Mais armas e outros perigos
O Observatório de Segurança Escolar alertou o Governo, no seu relatório do ano lectivo de 2010/11, para os perigos da existência de armas dentro das escolas. Nesse ano, o último em que o observatório recebeu financiamento associado ao MEC e que, por causa disso, foi forçado a suspender a actividade, a equipa de investigadores que reunia e tratava todos os dados – das escolas e das polícias – chegou à conclusão de que a situação se agravara muito entre 2010 e 2011 com "o aumento claro" de situações de uso de armas (e não apenas da sua posse).

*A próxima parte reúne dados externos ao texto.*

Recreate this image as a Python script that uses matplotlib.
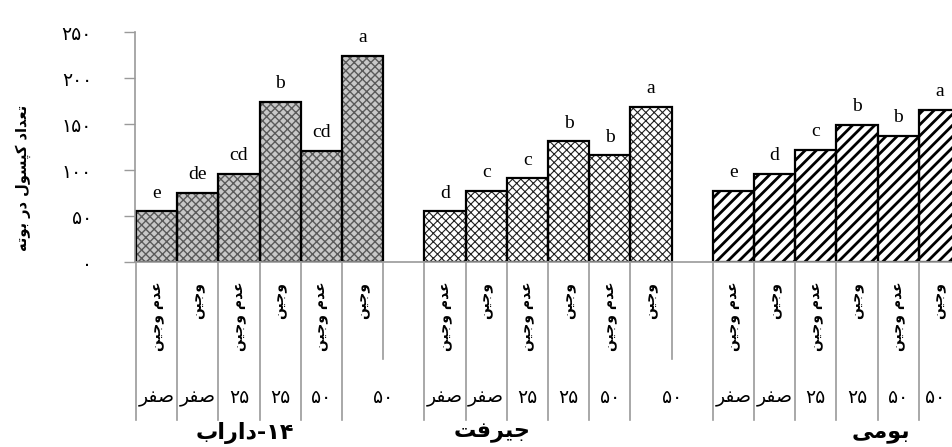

Além disso, o número de escolas que tinham participado casos de violência ou insegurança passara de um pouco mais de 790 para 940. As situações de uso de armas tinham mais do que duplicado – entre 2008 e 2011 – passando de 24 a 69. E os casos de uso e posse de armas tinham aumentado, no mesmo período, de 93 para 122. Em pelo menos 18 dessas situações, os alunos atingidos tinham necessitado de tratamento médico, internamento hospitalar ou acompanhamento psicológico.
Esse relatório, que não voltou a ser produzido, também chamava a atenção para a probabilidade de a passagem da idade da escolaridade obrigatória para os 18 anos “ trazer para as escolas alunos que já tinham abandonado os estudos e alunos mais velhos, facto que, em situação de conflito pode aumentar drasticamente a sua gravidade ” – sublinha João Sebastião. E avisa: “Desinvestir completamente numa altura de mudança é perigoso.”
Além disso, lembra João Sebastião, as equipas de apoio que realizavam tarefas diversas, não apenas ligadas à violência escolar, mas também ao insucesso e abandono escolar, faziam parte das direcções-regionais que, entretanto, também foram extintas.
Além da necessárioa vigilância e registo dos casos nas escolas também seria importante apostas na prevenção. Situações como a que ocorreu esta semana no Colégio da Imaculada Conceição em Coimbra, podem ser prevenidas, acredita o académico. Como? “Através de campanhas junto de todos os intervenientes na escola”, explica, notando que estas devem incluir os pais e os professores.
“Portugal deve ser dos raros países da Europa que não têm nenhuma espécie de medida de prevenção de carácter educativo”, embora algumas escolas o façam por iniciativa própria, nota.